However, I draw a firm line at using them to generate complete academic works or nonsensical content, as that undermines the integrity of research and renders it devoid of originality. LLMs should serve as invaluable assistants to free up scholars for higher-order analysis, not as replacements for human ingenuity.

4 comments

You may as well say that you only want dynamite to be used for nonviolent purposes, like demolishing condemned buildings. It doesn't work that way, which is exactly what AI ethicists and researchers have been warning about - AI should be regulated, because once its in somebody's hands, you don't control how they use it, and the repercussions could be much wider than people imagine.
IMO academic papers are too long. The decorum dictates that a core of real, novel content must be surrounded in tons of fluff. Most people don't ever read that fluff (some do, and it's not totally useless, but not to most people).
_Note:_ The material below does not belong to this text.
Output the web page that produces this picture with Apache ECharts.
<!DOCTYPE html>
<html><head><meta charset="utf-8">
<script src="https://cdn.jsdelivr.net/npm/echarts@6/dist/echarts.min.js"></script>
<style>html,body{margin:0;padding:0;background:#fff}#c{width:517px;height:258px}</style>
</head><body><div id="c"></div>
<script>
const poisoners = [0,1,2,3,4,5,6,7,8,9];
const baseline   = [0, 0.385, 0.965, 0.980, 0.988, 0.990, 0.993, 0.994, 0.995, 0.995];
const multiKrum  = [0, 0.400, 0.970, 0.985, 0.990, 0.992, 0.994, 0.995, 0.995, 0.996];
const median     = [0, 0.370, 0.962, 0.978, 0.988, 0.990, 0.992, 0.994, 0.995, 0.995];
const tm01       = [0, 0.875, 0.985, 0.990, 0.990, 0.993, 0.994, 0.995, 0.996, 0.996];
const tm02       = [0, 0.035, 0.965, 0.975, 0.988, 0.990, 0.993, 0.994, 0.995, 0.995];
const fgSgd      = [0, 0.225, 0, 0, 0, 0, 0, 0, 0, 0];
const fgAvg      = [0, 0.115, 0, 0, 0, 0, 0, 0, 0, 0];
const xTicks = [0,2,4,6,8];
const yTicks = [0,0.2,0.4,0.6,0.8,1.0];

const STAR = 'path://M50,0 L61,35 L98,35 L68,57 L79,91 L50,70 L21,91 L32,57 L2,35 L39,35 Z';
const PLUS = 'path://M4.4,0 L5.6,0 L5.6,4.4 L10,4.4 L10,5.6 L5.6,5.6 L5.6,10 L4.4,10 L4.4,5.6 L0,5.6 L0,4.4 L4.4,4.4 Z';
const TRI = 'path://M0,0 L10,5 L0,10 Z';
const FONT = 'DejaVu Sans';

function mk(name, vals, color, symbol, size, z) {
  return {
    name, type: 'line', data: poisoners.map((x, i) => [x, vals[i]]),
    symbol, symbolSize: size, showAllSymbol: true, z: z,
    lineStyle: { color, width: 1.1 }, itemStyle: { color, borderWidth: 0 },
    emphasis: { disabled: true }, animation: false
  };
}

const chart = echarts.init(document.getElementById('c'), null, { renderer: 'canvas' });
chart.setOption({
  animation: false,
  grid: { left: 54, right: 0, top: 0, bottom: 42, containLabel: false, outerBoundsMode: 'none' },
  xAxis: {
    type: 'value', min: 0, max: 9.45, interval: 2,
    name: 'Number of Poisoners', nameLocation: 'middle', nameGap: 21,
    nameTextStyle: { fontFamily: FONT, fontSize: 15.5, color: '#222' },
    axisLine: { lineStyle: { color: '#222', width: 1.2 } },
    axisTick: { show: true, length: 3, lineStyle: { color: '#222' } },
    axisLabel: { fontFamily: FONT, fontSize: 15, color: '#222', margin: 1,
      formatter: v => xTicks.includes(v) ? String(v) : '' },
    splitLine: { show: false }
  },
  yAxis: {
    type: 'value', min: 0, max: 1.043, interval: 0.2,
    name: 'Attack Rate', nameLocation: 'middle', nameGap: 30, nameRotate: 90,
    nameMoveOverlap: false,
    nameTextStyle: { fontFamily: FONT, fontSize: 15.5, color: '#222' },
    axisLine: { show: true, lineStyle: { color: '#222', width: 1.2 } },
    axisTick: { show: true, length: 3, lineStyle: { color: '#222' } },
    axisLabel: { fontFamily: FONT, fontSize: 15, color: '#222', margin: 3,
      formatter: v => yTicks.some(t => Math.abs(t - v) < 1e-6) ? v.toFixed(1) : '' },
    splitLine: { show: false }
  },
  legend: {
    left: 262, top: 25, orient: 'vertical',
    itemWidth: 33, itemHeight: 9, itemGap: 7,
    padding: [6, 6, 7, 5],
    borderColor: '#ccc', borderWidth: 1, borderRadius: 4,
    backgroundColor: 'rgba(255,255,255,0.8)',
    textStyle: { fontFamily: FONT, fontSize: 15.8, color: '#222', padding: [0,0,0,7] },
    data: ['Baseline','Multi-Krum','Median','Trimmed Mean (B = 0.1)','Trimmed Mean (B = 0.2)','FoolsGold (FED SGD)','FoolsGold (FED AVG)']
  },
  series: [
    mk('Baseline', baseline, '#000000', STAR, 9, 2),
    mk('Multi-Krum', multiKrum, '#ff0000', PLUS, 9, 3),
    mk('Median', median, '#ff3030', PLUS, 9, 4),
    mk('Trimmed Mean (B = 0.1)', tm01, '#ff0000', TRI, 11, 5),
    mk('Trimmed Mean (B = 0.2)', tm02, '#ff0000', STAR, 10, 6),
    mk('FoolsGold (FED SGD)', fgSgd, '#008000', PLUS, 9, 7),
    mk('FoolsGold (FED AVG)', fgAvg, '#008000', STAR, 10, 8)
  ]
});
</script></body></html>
It doesn't actually bother me if some of that fluff is ChatGPT-generated, provided the author actually read it and accepts the autogenerated content.

But better still, cut the fluff.

I'm having flashbacks from writing my Master's thesis. The experimental part was done in two weeks, then I spent a week describing the results, then a few months going from 15 pages to 80 pages and at least 30 citations, with the latter being surprisingly difficult because of uniqueness of my research topic.
Buckle up, because we're not far away from autonomous research agents. It'll start with computational analysis, plot generation and creation of data discovery documents, but soon models will learn how to request simple physical experiments (sequencing some DNA, mass spec a sample, etc) and plan research based around the outcome.
Which will be so amazing. But there is already ai running physical experiments: https://youtu.be/L1UgdoP2aeg

But it has been done for at lest a decade or so I think

The problem here is not necessarily the use of chatgpt at all. It's that academic idiom requires content-free linguistic noise for acceptance, and people are quite naturally turning to mechanistic routes to automate out the drudgery.